The reproducibility of vials was analyzed using ten different vials filled with the same sample. Acquisition of spectra for each vial was performed in triplicate. The intra-vial pooled standard deviation for original extract, real extract and ethanol were 0.18% w/w, 0.20% w/w, and 0.03% v/v, respectively. The inter-vial standard deviations were 0.12% w/w, 0.19% w/w, and 0.02% v/v, respectively. It can thus be concluded that the loss of performance observed in this study for determination of beer extracts using glass vials for NIR spectra acquisition is because of lack of transparency of the 8.2 mm o.d. vials in the region from 2249 to 2348 nm and not to the variability of the vials.

Conclusions

Hierarchical cluster analysis, performed after PC analysis of NIR absorbance spectra, has been proved to be an excellent means of selecting representative samples for calibration in PLS–NIR determination of real and original extracts and alcohol content of beers.

From comparison of the two sample-introduction methods employed in this study it can be concluded that use of the 1-mm flow cell enables the use of the 2249–2348 nm region, which results in high sensitivity and excellent predictive performance, especially for extracts determination and using zero-order NIR absorbance spectra. However, the use of 6.5 mm glass vials improves the speed of sample analysis, by avoiding the need for cleaning of the measurement cell, and improves the selectivity of determination of beer properties when first-order derivative NIR spectra in the region from 1662 to 1742 nm were employed; under these conditions predictive performance was similar to that obtained by using the flow cell for ethanol determination and slightly worse than when using flow-cell measurements for real and original extract determination.

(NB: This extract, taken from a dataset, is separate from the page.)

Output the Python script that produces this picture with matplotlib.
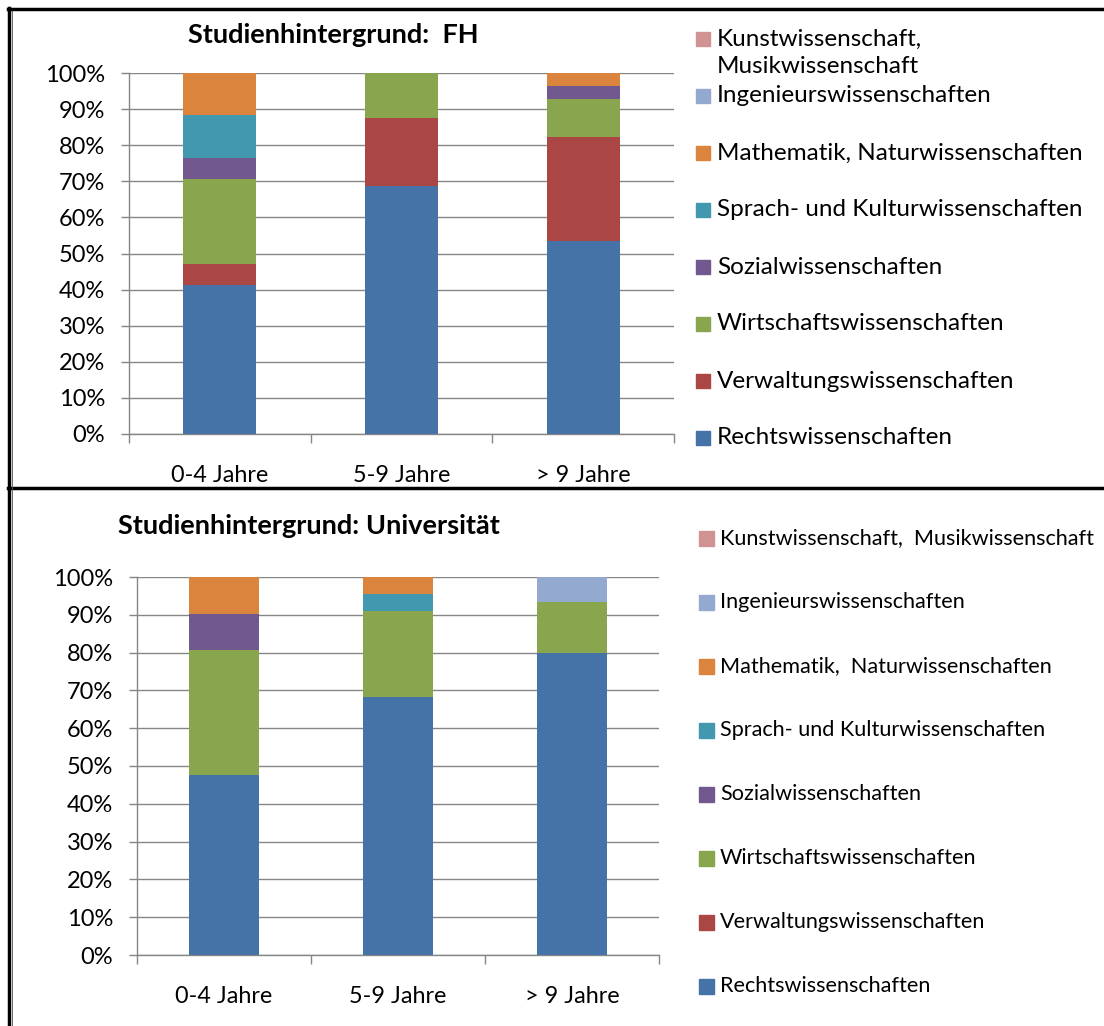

Compared with previously published work on chemometric NIR analysis of beer samples, the method developed provides RMSEP values of 0.12, 0.14, and 0.08% for real, original extract and ethanol, respectively, which are better than the prediction error obtained by Norgaard et al. [11] and by Westad and Martens [12] for original extract (0.18 and 0.17% w/w), respectively, and clearly better than the coefficient of validation errors reported by Maudoux et al. [10] for all the properties studied, which varied between 5.94 and 6.19%. In all this work NIR measurements were made using quartz cells of different path length and using spectral ranges different from those selected by us.